[Plotting code records]
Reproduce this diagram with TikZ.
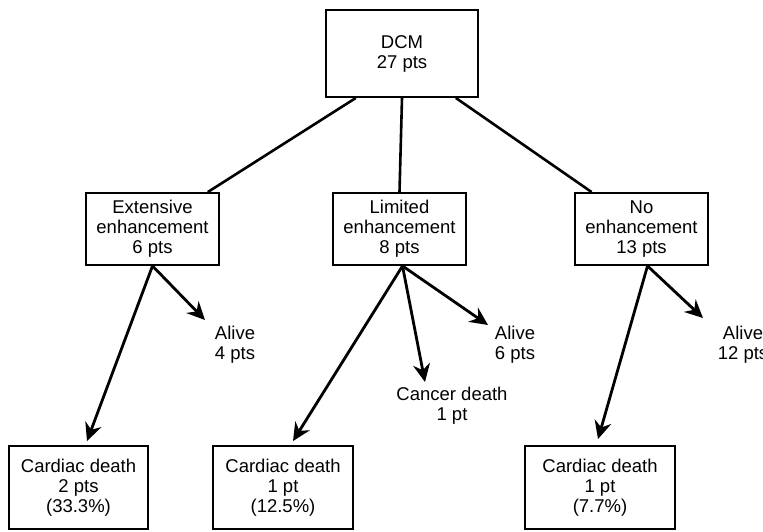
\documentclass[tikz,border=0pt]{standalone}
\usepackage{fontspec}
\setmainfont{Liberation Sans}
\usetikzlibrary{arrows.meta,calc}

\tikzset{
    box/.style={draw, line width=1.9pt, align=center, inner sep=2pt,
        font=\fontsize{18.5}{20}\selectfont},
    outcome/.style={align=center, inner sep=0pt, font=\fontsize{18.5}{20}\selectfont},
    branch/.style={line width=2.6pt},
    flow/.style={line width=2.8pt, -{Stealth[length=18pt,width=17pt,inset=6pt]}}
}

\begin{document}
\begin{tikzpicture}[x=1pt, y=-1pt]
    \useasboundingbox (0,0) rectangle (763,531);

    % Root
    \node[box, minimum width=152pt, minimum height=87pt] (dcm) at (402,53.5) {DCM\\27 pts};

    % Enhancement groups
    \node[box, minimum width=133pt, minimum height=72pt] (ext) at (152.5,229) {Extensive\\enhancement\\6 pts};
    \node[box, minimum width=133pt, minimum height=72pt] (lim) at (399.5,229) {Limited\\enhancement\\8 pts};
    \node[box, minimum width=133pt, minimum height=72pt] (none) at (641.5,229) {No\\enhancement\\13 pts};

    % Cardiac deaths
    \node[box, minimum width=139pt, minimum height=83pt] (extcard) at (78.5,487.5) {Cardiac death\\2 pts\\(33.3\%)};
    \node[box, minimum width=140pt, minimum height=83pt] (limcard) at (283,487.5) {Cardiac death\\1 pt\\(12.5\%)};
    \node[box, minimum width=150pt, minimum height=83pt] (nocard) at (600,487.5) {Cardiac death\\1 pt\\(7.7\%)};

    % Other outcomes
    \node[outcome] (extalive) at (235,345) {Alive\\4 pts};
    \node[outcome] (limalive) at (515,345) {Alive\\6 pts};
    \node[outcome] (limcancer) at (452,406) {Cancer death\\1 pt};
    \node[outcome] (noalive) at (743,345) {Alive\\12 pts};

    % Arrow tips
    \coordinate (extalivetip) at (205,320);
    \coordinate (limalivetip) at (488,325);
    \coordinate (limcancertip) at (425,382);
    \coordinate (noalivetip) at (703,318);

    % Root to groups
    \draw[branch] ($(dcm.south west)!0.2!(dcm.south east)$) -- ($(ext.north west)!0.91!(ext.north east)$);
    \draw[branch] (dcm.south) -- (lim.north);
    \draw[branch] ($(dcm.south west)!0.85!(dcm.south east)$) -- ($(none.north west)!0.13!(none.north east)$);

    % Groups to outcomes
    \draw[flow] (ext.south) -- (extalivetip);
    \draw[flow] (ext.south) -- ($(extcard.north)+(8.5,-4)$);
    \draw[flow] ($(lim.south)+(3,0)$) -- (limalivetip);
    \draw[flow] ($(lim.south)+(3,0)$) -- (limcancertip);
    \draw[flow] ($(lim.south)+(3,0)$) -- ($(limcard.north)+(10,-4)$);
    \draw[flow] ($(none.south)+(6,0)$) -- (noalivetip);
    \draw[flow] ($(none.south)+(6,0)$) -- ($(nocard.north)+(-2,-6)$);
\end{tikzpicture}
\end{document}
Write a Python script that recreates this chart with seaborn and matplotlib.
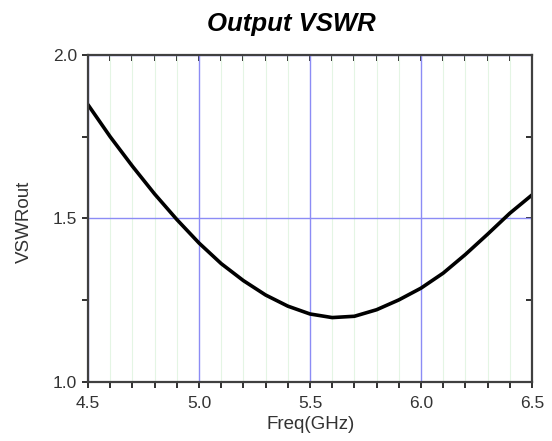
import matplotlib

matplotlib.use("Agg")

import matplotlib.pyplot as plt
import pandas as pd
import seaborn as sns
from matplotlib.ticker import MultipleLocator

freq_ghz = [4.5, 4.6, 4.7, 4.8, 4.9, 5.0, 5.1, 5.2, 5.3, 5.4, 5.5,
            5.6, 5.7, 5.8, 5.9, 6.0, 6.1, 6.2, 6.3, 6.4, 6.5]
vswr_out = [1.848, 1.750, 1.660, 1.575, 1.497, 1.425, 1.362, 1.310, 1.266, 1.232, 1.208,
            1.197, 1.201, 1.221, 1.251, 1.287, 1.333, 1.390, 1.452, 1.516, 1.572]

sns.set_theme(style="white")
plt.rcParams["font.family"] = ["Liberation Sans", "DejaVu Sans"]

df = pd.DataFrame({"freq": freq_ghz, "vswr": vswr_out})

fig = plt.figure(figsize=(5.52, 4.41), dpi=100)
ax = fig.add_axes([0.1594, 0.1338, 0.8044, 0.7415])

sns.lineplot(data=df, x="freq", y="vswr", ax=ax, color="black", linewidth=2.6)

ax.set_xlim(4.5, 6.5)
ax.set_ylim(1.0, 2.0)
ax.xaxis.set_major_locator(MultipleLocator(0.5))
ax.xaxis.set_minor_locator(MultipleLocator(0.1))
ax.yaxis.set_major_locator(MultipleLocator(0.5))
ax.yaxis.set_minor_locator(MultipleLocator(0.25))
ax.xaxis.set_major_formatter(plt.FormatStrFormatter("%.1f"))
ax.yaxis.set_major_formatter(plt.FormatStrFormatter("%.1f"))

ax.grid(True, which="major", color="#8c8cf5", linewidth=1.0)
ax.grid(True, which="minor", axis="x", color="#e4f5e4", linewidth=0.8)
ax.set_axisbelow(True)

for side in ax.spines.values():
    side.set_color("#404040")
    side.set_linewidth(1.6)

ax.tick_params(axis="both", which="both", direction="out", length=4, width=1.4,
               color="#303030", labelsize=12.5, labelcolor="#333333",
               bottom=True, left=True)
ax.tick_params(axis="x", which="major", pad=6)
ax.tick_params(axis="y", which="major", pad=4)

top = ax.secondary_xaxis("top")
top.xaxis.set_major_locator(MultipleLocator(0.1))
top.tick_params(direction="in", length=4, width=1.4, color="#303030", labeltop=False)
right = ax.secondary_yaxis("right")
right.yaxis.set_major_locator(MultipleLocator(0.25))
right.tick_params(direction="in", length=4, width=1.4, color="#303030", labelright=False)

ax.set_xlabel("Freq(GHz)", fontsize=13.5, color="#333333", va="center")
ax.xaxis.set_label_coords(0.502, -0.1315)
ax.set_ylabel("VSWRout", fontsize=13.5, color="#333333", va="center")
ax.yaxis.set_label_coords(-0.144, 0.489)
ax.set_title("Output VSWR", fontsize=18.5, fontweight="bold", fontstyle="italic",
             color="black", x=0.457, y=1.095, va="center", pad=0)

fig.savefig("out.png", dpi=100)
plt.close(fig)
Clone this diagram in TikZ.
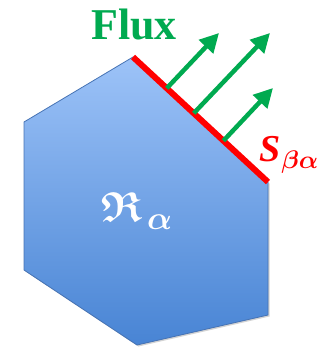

INSTRUCTIONS TO FOLLOW |
Pictures excluded, give again exactly and only the lines of the material above from the line with "Write a Python" through the line with "from matplotlib.ticker import MultipleLocator".

RESPONSE |
Write a Python script that recreates this chart with seaborn and matplotlib.
import matplotlib

matplotlib.use("Agg")

import matplotlib.pyplot as plt
import pandas as pd
import seaborn as sns
from matplotlib.ticker import MultipleLocator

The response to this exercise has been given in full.